McCoy cocks an eyebrow at him. "Let me put it to you this way. The more time we spend discussing that, the less likely you are to get into any of them." Jim starts laughing and unwrapping at that, and the surrounding furniture proceeds to be decorated with any number of lightweight insulating fabrics before Jim's hands are on bare skin, Jim's mouth tracing a hot line from the hollow of McCoy's throat to the dip of his navel on the floor in front of the fire, painting them both with heat and light, sheening Jim's skin lightly with sweat as he mouths over the bruise on McCoy's hipbone, tender and inciting both. "If you're looking for hurts to kiss, pretty sure my whole ass is black and blue..." McCoy gasps, unable to keep from pushing up to the sweet sting of it.
Jim snorts, bites the inside of his thigh. "If that's really what you want--"
"No," McCoy's breath sighs out as Jim's mouth closes over his cock. "I'm good. Really." Bites his lip and laces his hands into Jim's hair and he will never, ever get tired of that sight, of the way Jim's eyes go hot and dark, intensifying the feel of that luscious mouth stretched around him. Jim takes him right to the edge and then backs off; McCoy's moan of protest turns deeper as Jim smiles and slips two fingers into his mouth instead, sucking on them with that same dirty-hot pleasure of being watched for a moment before working them into McCoy and returning to cocksucking almost as an afterthought. McCoy's hands fist into the rug now, not trusting himself not to put his hands on Jim's head and fuck that eager mouth to completion. He's greedier than that; he wants Jim inside him, wants to hear that low needy whine he makes when he's close, to see the blaze of sensation wash over his face as he comes. "In me now," he rasps, raw and demanding.

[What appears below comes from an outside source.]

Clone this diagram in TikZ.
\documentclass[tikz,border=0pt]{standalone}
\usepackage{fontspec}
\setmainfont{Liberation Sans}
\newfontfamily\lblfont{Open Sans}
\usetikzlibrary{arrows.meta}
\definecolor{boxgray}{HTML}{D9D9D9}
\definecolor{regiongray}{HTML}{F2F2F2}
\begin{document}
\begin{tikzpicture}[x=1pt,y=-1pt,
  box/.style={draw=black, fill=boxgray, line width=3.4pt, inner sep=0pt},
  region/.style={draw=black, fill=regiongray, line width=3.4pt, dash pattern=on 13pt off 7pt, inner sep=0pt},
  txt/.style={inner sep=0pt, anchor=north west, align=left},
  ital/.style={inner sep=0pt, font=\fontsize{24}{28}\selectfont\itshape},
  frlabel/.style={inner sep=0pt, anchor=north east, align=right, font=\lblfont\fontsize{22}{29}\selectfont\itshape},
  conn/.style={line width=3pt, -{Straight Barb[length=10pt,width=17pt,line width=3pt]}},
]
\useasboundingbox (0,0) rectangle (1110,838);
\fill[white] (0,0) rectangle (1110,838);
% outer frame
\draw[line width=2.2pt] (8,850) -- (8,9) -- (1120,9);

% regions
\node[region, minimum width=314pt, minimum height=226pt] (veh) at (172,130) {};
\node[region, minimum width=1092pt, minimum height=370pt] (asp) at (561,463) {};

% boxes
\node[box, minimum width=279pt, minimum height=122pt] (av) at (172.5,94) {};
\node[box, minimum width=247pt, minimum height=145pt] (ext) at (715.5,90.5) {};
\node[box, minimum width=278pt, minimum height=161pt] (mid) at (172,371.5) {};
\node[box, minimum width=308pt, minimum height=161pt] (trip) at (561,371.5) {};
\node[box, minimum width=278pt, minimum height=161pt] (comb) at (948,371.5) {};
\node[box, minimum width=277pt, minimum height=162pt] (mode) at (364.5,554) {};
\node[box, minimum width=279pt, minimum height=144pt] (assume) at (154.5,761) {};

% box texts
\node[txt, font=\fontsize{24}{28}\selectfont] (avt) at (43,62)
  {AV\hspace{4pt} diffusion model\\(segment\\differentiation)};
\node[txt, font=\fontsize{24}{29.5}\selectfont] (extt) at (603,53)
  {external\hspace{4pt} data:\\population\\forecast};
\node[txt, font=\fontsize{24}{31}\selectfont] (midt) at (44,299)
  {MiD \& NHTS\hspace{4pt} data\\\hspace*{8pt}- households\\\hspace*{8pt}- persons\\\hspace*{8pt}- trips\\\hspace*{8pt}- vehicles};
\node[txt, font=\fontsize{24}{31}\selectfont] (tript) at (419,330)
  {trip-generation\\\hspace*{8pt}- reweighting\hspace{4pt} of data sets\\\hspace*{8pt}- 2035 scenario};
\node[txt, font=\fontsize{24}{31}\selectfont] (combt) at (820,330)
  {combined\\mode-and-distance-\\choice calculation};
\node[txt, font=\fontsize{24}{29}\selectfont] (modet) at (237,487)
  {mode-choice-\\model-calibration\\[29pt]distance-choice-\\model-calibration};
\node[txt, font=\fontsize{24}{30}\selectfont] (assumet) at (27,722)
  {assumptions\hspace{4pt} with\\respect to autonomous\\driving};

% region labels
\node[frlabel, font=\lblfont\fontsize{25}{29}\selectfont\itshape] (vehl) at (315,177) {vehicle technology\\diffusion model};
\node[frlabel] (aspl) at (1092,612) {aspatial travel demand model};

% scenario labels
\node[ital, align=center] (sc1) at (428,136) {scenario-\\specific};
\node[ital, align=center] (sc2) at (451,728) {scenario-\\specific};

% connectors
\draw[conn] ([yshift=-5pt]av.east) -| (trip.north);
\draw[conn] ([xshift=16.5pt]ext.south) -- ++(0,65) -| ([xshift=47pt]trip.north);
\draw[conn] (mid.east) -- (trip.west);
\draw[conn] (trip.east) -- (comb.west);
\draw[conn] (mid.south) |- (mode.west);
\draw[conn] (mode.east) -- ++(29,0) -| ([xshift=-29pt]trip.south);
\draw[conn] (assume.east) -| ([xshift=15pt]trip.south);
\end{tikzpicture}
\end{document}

Jim's teeth graze over his thigh again in answer before he pulls McCoy's legs over his shoulders and pushes into him. McCoy hisses, still a little burn of tightness there but so good, so FUCKING good. He gasps as Jim's hips shift, hit the sweet spot, moans softly as Jim thrusts again, settles into a rhythm as McCoy's hands go clumsy and impatient against him. Jim's eyes go blind and blurry when he comes, tight keening cry and McCoy's body bucking beneath his in answer like Jim's release is permission, covered and filled and needed and loved. They stay tangled together, heart-pounding and sweaty and sticky as they are and McCoy's pretty sure he has an EPIC rug burn but he doesn't want to move again, ever. Eventually, however, enough is enough and they haul each other up like drunks and stagger bed-ward. First, though, they burn through all the hot water in the shower as McCoy washes Jim's hair. "Why do you like that so much?" Jim murmurs, something approaching bliss on his face, and McCoy smiles, fingers sliding through silky strands.
"You should see yourself when I'm doing it."

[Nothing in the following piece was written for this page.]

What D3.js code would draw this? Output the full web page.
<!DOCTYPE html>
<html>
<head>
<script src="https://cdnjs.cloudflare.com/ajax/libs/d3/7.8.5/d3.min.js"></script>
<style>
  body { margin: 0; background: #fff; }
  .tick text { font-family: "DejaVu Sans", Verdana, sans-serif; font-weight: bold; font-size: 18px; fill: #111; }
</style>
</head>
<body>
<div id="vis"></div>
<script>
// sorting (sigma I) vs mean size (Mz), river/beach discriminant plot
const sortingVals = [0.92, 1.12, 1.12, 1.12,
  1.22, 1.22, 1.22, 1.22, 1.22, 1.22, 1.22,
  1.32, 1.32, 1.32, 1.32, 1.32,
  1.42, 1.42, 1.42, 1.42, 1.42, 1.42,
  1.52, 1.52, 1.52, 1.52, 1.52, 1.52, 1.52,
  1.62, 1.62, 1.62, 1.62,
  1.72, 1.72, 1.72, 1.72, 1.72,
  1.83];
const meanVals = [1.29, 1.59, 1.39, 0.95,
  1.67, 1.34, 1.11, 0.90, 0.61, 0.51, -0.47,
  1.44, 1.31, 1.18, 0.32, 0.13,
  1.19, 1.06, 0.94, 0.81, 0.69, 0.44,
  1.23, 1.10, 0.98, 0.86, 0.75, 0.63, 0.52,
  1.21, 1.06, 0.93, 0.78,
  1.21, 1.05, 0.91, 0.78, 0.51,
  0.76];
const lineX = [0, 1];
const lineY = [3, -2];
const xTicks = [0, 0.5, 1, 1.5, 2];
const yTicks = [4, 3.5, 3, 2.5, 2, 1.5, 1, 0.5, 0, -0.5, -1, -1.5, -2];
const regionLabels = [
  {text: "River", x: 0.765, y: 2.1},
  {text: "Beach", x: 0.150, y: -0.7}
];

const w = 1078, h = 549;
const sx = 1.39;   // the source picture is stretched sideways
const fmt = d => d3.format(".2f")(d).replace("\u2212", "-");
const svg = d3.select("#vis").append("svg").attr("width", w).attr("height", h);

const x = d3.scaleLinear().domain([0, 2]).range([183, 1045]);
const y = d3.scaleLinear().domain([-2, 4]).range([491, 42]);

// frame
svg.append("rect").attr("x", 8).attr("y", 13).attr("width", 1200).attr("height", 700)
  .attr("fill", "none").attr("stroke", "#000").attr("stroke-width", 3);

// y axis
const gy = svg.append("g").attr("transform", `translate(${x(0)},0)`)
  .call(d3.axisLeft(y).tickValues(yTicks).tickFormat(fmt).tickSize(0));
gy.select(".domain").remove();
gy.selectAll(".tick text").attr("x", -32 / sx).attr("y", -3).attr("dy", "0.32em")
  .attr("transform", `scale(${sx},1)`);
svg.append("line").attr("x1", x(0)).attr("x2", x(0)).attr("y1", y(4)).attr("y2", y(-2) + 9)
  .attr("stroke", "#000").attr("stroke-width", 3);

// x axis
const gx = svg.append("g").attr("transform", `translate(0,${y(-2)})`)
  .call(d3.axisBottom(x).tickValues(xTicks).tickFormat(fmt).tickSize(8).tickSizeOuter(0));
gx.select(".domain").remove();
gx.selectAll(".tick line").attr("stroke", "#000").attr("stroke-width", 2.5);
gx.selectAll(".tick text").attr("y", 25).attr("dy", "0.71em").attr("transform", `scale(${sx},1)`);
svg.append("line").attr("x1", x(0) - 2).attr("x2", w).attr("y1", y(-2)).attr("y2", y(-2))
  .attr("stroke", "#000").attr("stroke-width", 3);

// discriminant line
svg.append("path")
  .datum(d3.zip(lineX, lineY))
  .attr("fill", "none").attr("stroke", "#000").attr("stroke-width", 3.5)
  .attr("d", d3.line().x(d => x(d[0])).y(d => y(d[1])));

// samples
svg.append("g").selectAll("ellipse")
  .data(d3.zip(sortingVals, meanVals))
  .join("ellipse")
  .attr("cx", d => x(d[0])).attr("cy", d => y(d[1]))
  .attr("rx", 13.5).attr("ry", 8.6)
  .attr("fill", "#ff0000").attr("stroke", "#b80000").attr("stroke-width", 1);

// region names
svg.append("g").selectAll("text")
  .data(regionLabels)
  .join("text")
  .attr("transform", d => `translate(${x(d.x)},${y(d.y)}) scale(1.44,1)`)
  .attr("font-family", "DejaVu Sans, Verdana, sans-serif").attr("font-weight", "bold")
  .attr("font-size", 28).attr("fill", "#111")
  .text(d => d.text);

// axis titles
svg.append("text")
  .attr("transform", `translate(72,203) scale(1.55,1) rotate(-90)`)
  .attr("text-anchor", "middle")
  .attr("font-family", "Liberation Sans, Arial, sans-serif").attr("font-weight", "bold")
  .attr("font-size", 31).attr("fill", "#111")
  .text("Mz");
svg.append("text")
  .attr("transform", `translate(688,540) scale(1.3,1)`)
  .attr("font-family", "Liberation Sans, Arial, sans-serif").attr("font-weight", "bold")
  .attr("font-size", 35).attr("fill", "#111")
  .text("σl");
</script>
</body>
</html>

"The answer to so many questions." Jim closes his eyes and leans into him, and McCoy shrugs. It's true.
Jim gathers up their clothes because he's a gentleman and McCoy is freezing and magnanimously, he doesn't complain when this time Jim tucks HIS cold face against McCoy's neck and slides a knee between his. McCoy has almost fallen asleep when he remembers. "Oh. I have something for you."
Jim jolts out of a contented half-doze. "Dammit, we agreed we weren't going to do that this year!" Jim glowers at him.

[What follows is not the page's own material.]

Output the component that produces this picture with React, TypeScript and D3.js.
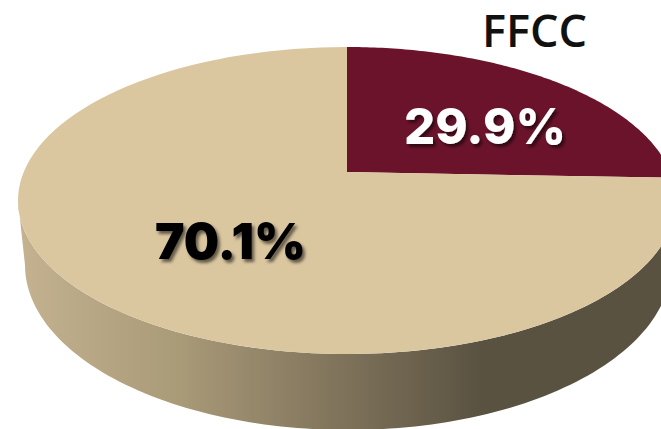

"I said I wasn't going to BUY you anything. I never said I wasn't going to GIVE you anything." He stretches way, way out of the bed and manages to snag the strap of his bag to drag it close, fumbles in the zipper pocket and has a moment of panic until his fingers close over the small cold circle. Jim looks at him wide-eyed, as defenseless as McCoy has ever seen him as he slips the old gold ring over his finger. "It was Dad's. Now it's yours. You keep bringing it back to me, okay?"
"Okay." Jim's voice is choked and soft, lips against his hair, wrapped around him tight and McCoy thinks he might finally be warm.